Tuesday, August 26, 2008

Instant replay coming to a ballpark near you

After years of having no interference from technology on umpire calls in baseball, all that is about to change later this week with special TV cameras focused on instant replays of home run calls. GM's in baseball voted last fall and supported instant replay, and that is what we'll be seeing soon in all major league games. Games on Thursday and Friday will start with the instant replay, and umpires will be able to view replays and converse with other officials in New York at the main offices of the MLB.

Only homerun calls will be officiated by the instant replay now, although this is going to open the door to more of these types of calls in the future. I can see foul ball calls being reversed in a year or two from now, but this would also have to be approved by the teams, owners, and the umpires themselves.

In the San Francisco Chronicle, one of my favorite quotes came from Cubs manager, Lou Pinella, "When an NFL coach drops the red handkerchief, I go to the refrigerator for 4-5 minutes."

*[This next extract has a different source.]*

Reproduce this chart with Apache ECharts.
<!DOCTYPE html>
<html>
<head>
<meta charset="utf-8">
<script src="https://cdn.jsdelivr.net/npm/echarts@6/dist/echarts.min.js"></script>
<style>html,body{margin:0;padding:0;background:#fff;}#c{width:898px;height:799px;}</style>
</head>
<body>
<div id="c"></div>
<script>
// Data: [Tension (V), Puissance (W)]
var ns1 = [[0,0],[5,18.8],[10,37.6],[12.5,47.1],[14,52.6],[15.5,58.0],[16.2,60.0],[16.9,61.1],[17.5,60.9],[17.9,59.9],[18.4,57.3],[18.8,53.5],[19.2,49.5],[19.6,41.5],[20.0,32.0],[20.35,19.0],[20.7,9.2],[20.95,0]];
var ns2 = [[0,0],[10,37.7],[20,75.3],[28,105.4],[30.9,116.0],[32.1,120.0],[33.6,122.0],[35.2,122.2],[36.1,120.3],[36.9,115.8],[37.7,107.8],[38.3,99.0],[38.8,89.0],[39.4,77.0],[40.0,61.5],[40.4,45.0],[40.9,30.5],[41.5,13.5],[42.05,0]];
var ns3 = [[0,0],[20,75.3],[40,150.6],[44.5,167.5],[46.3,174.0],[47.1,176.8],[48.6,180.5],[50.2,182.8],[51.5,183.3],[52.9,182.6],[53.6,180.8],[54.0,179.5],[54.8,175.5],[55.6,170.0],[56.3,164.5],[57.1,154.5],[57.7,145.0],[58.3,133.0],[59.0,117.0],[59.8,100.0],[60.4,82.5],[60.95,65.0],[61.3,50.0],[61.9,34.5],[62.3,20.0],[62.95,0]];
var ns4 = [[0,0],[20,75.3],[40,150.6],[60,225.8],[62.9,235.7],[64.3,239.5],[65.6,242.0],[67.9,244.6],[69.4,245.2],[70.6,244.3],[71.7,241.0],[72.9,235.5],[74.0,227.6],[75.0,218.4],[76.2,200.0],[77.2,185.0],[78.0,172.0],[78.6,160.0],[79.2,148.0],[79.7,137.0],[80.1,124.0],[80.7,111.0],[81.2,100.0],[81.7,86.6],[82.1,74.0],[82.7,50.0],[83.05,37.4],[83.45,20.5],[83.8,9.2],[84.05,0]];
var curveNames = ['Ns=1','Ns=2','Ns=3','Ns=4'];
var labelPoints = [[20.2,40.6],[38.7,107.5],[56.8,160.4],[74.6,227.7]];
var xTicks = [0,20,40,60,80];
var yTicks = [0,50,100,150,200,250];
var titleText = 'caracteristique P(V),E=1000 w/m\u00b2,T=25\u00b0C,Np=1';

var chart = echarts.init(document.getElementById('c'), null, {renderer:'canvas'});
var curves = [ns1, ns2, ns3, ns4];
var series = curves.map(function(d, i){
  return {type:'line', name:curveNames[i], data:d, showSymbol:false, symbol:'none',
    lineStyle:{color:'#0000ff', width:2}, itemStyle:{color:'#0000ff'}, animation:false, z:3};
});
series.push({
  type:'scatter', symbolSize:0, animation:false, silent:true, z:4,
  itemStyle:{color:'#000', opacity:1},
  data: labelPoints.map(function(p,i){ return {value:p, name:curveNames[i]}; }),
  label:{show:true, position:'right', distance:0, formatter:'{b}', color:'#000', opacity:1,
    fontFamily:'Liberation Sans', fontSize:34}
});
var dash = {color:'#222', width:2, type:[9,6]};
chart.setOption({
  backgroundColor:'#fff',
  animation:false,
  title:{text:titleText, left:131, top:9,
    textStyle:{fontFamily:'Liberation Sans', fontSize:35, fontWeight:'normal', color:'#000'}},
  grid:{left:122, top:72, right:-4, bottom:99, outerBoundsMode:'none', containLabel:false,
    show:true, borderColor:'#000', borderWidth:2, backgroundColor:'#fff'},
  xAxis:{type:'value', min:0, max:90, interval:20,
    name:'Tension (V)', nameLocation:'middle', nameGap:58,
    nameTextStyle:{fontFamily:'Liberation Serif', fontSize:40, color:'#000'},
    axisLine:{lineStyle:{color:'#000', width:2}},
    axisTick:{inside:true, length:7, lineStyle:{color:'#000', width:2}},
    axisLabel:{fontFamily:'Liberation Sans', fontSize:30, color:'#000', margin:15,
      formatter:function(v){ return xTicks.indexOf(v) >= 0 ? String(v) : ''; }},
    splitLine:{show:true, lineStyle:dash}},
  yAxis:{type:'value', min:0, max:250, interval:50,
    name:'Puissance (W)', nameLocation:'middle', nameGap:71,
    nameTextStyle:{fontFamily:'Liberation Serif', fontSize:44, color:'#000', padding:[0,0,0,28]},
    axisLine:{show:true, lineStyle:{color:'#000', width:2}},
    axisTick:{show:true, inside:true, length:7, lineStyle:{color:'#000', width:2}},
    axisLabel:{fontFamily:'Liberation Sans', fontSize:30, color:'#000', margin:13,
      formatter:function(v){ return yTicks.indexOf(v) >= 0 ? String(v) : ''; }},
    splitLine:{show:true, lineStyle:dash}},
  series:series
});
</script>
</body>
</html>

Maybe some more snack food companies will jump on board for MLB ads this way, I don't know. The Phillies had a controversial call tonight against the Mets when the ball hit the runner in the base path, oddly enough it was a 'foul ball' called by the umpire. Instant replay doesn't matter on that type of call. Managers of MLB clubs feel different towards the replay, some like it, and some do not. Bud Selig, Commish of the MLB, didn't want instant replay either but do to the vote by the GM's representing the baseball teams, had to act upon what they wanted.


Quote from the AP:
Replay ball! Umpires will be allowed to check video on home run calls starting Thursday after Major League Baseball, guardian of America's most traditional sport, reversed its decades-long opposition to instant replay.

"Like everything else in life, there are times that you have to make an adjustment," baseball commissioner Bud Selig said following Tuesday's announcement. "My opposition to unlimited instant replay is still very much in play. I really think that the game has prospered for well over a century now doing things the way we did it."

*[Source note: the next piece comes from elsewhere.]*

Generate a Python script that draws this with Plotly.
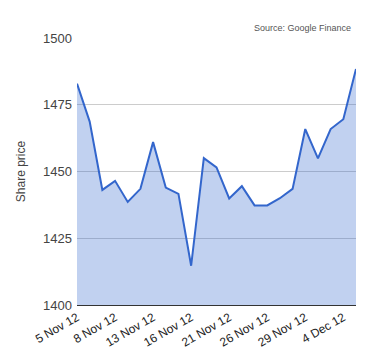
import plotly.graph_objects as go

dates = ["5 Nov 12", "6 Nov 12", "7 Nov 12", "8 Nov 12", "9 Nov 12",
         "12 Nov 12", "13 Nov 12", "14 Nov 12", "15 Nov 12", "16 Nov 12",
         "19 Nov 12", "20 Nov 12", "21 Nov 12", "22 Nov 12", "23 Nov 12",
         "26 Nov 12", "27 Nov 12", "28 Nov 12", "29 Nov 12", "30 Nov 12",
         "3 Dec 12", "4 Dec 12", "5 Dec 12"]
prices = [1482.9, 1468.7, 1443.1, 1446.5, 1438.6,
          1443.5, 1461.0, 1444.0, 1441.6, 1414.7,
          1455.0, 1451.5, 1439.9, 1444.5, 1437.3,
          1437.3, 1440.0, 1443.5, 1465.9, 1454.9,
          1465.9, 1469.6, 1488.4]
tick_labels = dates[::3]
y_ticks = [1400, 1425, 1450, 1475, 1500]

fig = go.Figure()
fig.add_trace(go.Scatter(
    x=dates, y=prices, mode="lines",
    line=dict(color="#3366cc", width=2),
    fill="tozeroy", fillcolor="rgba(51,102,204,0.3)",
    hoverinfo="skip",
))

# page body has an 8px default margin, so the figure is drawn 8px in from the window edge
fig.update_layout(
    width=372, height=352,
    margin=dict(l=69, r=24, t=30, b=55, autoexpand=False),
    plot_bgcolor="white", paper_bgcolor="white",
    font=dict(family="Liberation Sans, Arial, sans-serif", size=12, color="#222"),
    showlegend=False,
    xaxis=dict(
        type="category", range=[0, 22], automargin=False,
        tickvals=tick_labels, ticktext=tick_labels,
        tickangle=-30, showgrid=False, zeroline=False,
        showline=True, linecolor="#333", linewidth=1,
        ticks="", tickfont=dict(size=12, color="#222"),
    ),
    yaxis=dict(
        range=[1400, 1500], tickvals=y_ticks, automargin=False,
        showgrid=True, gridcolor="#cccccc", zeroline=False,
        ticks="", ticklabelstandoff=4, tickfont=dict(size=13, color="#444"),
        title=dict(text="Share price", font=dict(size=12, color="#444"), standoff=14),
    ),
    annotations=[dict(
        text="Source: Google Finance", xref="paper", yref="paper",
        x=1, y=1, xanchor="right", yanchor="bottom", yshift=3, xshift=-3,
        showarrow=False, font=dict(size=9, color="#555"),
    )],
)

fig.write_html("out.html")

The 74-year-old Selig, who described himself as "old fashioned" and an admirer of baseball's "human element," softened his opposition following a rash of blown calls this year.

For now, video will be used only on so-called "boundary calls," such as determining whether fly balls went over the fence, whether potential home runs were fair or foul and whether there was fan interference on potential home runs.

"Any time you try to change something in baseball, it's both emotional and difficult," Selig said. "There's been some concern that, well, if you start here, look what it's going to lead to. Not as long as I'm the commissioner."